The estate is situated in the Venetian mainland on the ruins of the Via Annia, an amphibious road (previously Etruscan and then Roman) designed for horse-drawn boats. Far form sea storms, the boats were pulled by horses walking along towpaths built between water and wood.
Those were the lands of the Venetian Foresto: lowland forests grown on Pleistocene arid soils with surface layers of alluvial sediment.

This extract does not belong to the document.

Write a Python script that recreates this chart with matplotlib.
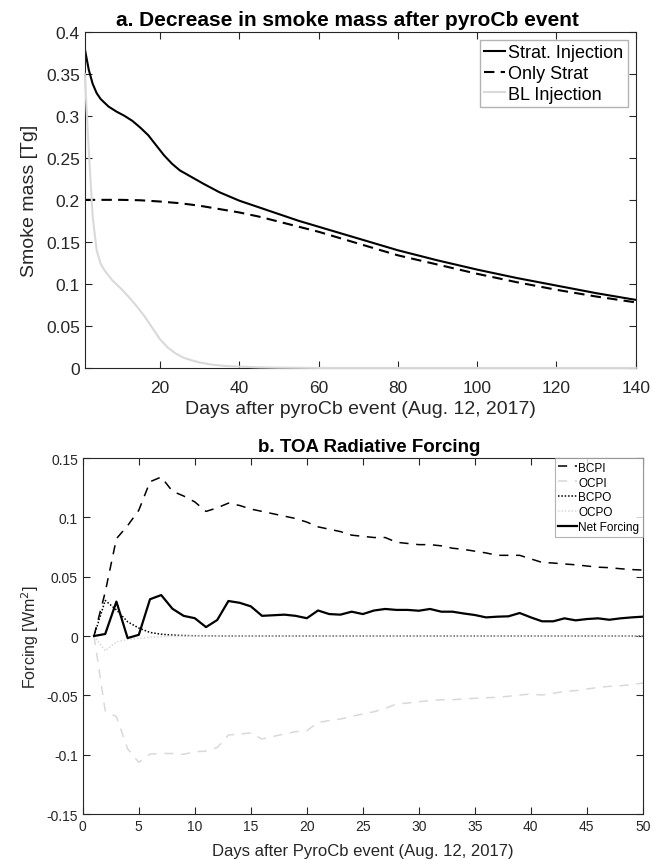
import numpy as np
from matplotlib import pyplot as plt

plt.rcParams['font.family'] = ['Liberation Sans', 'DejaVu Sans']

# panel a: smoke mass [Tg]
strat_days = [1, 2, 3, 4, 5, 7, 9, 11, 13, 15, 17, 19, 21, 23, 25, 28, 31, 35, 40, 45,
              50, 55, 60, 70, 80, 90, 100, 110, 120, 130, 140]
strat_mass = [0.38, 0.355, 0.338, 0.327, 0.320, 0.311, 0.305, 0.300, 0.294, 0.286, 0.277,
              0.265, 0.253, 0.243, 0.235, 0.227, 0.219, 0.209, 0.199, 0.191, 0.183, 0.175,
              0.168, 0.154, 0.140, 0.128, 0.117, 0.107, 0.098, 0.089, 0.081]
only_days = [1, 5, 10, 15, 20, 25, 30, 35, 40, 45, 50, 60, 70, 80, 90, 100, 110, 120, 130, 140]
only_mass = [0.2, 0.2, 0.2, 0.1995, 0.198, 0.196, 0.193, 0.189, 0.185, 0.180, 0.174, 0.162,
             0.148, 0.134, 0.123, 0.112, 0.102, 0.093, 0.085, 0.078]
bl_days = [1, 2, 3, 4, 5, 6, 7, 8, 10, 12, 14, 16, 18, 20, 22, 24, 26, 28, 30, 33, 36, 40,
           45, 50, 60, 140]
bl_mass = [0.35, 0.26, 0.18, 0.14, 0.124, 0.116, 0.110, 0.104, 0.095, 0.085, 0.074, 0.062,
           0.048, 0.034, 0.024, 0.017, 0.012, 0.009, 0.0065, 0.004, 0.0025, 0.0015, 0.0007,
           0.0003, 0.0, 0.0]

# panel b: daily TOA forcing, days 1..50
days_b = list(range(1, 51))
bcpi = [0.0, 0.037, 0.082, 0.093, 0.106, 0.130, 0.134, 0.122, 0.118, 0.113,
        0.105, 0.108, 0.112, 0.110, 0.107, 0.105, 0.103, 0.101, 0.099, 0.096,
        0.092, 0.090, 0.088, 0.085, 0.084, 0.083, 0.083, 0.079, 0.078, 0.077,
        0.077, 0.076, 0.074, 0.073, 0.0715, 0.070, 0.068, 0.068, 0.068, 0.065,
        0.062, 0.0615, 0.0607, 0.060, 0.059, 0.058, 0.0576, 0.0567, 0.056, 0.0556]
ocpi = [0.0, -0.063, -0.068, -0.095, -0.1065, -0.0995, -0.099, -0.099, -0.0997, -0.0975,
        -0.097, -0.094, -0.0834, -0.0826, -0.0817, -0.0868, -0.0846, -0.0826, -0.0806, -0.0798,
        -0.0728, -0.0713, -0.070, -0.0677, -0.0657, -0.0638, -0.061, -0.0573, -0.0565, -0.0553,
        -0.0545, -0.0537, -0.0537, -0.053, -0.0525, -0.052, -0.0517, -0.0508, -0.0497, -0.0489,
        -0.0497, -0.0483, -0.0466, -0.046, -0.0447, -0.0433, -0.0424, -0.0419, -0.041, -0.0396]
bcpo = [0.0, 0.030, 0.022, 0.012, 0.0067, 0.003, 0.0015, 0.0008, 0.0004, 0.0002,
        0.0001, 0.00005, 0.0, 0.0, 0.0, 0.0, 0.0, 0.0, 0.0, 0.0,
        0.0, 0.0, 0.0, 0.0, 0.0, 0.0, 0.0, 0.0, 0.0, 0.0,
        0.0, 0.0, 0.0, 0.0, 0.0, 0.0, 0.0, 0.0, 0.0, 0.0,
        0.0, 0.0, 0.0, 0.0, 0.0, 0.0, 0.0, 0.0, 0.0, 0.0]
ocpo = [0.0, -0.0125, -0.005, -0.003, -0.002, -0.001, -0.0005, -0.0002, -0.0001, 0.0,
        0.0, 0.0, 0.0, 0.0, 0.0, 0.0, 0.0, 0.0, 0.0, 0.0,
        0.0, 0.0, 0.0, 0.0, 0.0, 0.0, 0.0, 0.0, 0.0, 0.0,
        0.0, 0.0, 0.0, 0.0, 0.0, 0.0, 0.0, 0.0, 0.0, 0.0,
        0.0, 0.0, 0.0, 0.0, 0.0, 0.0, 0.0, 0.0, 0.0, 0.0]
net = [0.0, 0.0017, 0.029, -0.0017, 0.001, 0.031, 0.0345, 0.023, 0.017, 0.015,
       0.0075, 0.0135, 0.0295, 0.028, 0.025, 0.017, 0.0175, 0.018, 0.017, 0.015,
       0.0215, 0.0185, 0.018, 0.0205, 0.0185, 0.0215, 0.0228, 0.022, 0.022, 0.0213,
       0.0228, 0.0205, 0.0205, 0.019, 0.0177, 0.0157, 0.0163, 0.0166, 0.0194, 0.0157,
       0.0124, 0.0124, 0.0149, 0.0132, 0.0143, 0.0149, 0.0137, 0.0149, 0.0157, 0.0163]

axcol = '#262626'
light = '#d9d9d9'

fig = plt.figure(figsize=(6.52, 8.62), dpi=100)
ax1 = fig.add_axes([0.130, 0.572, 0.845, 0.390])
ax2 = fig.add_axes([0.127, 0.0545, 0.859, 0.413])

# ---- panel a ----
ax1.plot(strat_days, strat_mass, color='k', lw=1.5, label='Strat. Injection')
ax1.plot(only_days, only_mass, color='k', lw=1.5, ls=(0, (5, 3)), label='Only Strat')
ax1.plot(bl_days, bl_mass, color=light, lw=1.5, label='BL Injection', clip_on=False, zorder=5)
ax1.set_xlim(1, 140)
ax1.set_ylim(0, 0.4)
ax1.set_xticks(np.arange(20, 141, 20))
ax1.set_yticks(np.arange(0, 0.41, 0.05))
ax1.set_yticklabels(['0', '0.05', '0.1', '0.15', '0.2', '0.25', '0.3', '0.35', '0.4'])
ax1.tick_params(direction='in', top=True, right=True, labelsize=12.5, colors=axcol, length=5)
ax1.tick_params(axis='x', pad=9)
ax1.set_xlabel('Days after pyroCb event (Aug. 12, 2017)', fontsize=14, color=axcol, labelpad=3)
ax1.set_ylabel('Smoke mass [Tg]', fontsize=14, color=axcol, labelpad=6)
ax1.set_title('a. Decrease in smoke mass after pyroCb event', fontsize=15, fontweight='bold',
              pad=5, x=0.477)
leg = ax1.legend(loc='upper right', fontsize=13, handlelength=1.15, handletextpad=0.15,
                 borderpad=0.25, labelspacing=0.2, borderaxespad=0.45, fancybox=False)
leg.get_frame().set_edgecolor('#a0a0a0')
leg.get_frame().set_linewidth(1.0)
for sp in ax1.spines.values():
    sp.set_color(axcol)

# ---- panel b ----
ax2.plot(days_b, bcpi, color='k', lw=1.1, ls=(0, (6, 5)), label='BCPI')
ax2.plot(days_b, ocpi, color=light, lw=1.1, ls=(0, (6, 5)), label='OCPI')
ax2.plot(days_b, bcpo, color='k', lw=1.1, ls=(0, (1, 1.2)), label='BCPO')
ax2.plot(days_b, ocpo, color=light, lw=1.1, ls=(0, (1, 1.2)), label='OCPO')
ax2.plot(days_b, net, color='k', lw=1.6, label='Net Forcing')
ax2.set_xlim(0, 50)
ax2.set_ylim(-0.15, 0.15)
ax2.set_xticks(np.arange(0, 51, 5))
ax2.set_yticks(np.arange(-0.15, 0.151, 0.05))
ax2.set_yticklabels(['-0.15', '-0.1', '-0.05', '0', '0.05', '0.1', '0.15'])
ax2.tick_params(direction='in', top=True, right=True, labelsize=10, colors=axcol, length=5)
ax2.set_xlabel('Days after PyroCb event (Aug. 12, 2017)', fontsize=12, color=axcol, labelpad=7)
ax2.set_ylabel('Forcing [Wm$^2$]', fontsize=11.5, color=axcol, labelpad=4)
ax2.set_title('b. TOA Radiative Forcing', fontsize=13.5, fontweight='bold', pad=5, x=0.512)
leg2 = ax2.legend(loc='upper right', fontsize=8.5, handlelength=1.6, handletextpad=0.1,
                  borderpad=0.3, labelspacing=0.25, borderaxespad=0.0, fancybox=False)
leg2.get_frame().set_edgecolor('#a0a0a0')
leg2.get_frame().set_linewidth(0.8)
for sp in ax2.spines.values():
    sp.set_color(axcol)

fig.savefig('out.png', dpi=100)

In the 14th century the Benedictine monks converted the woodland into fertile agricultural soil. The Benedettine Courts were the administrative, economic and social centres of extended properties that, under the guidance of the monks, were provided to local development through land reclamation, the damming of rivers, construction of farm buildings and the processing of land. The cultivation of the vine, already known in Roman times, was widespread in the territory, and the wine produced in the cellars of the Courts became one of the main products of trade that Venice shipped in all ports of the Mediterranean.
Civranetta Estate still keeps the agrarian benedictine division of the 14th century, based on regular rectangular plots of land separeted by ditches. The farm converted into organic agriculture in 1974 in order to ensure biodiversity and the environmental balance necessary to wine production. It is a property of 160 hectares consisting of 80 hectares of vineyards nestled among tree-lined banks, meadows, hedges, copses, and ponds. Biotopes that distinguish the farm and that favour the natural presence of wildlife.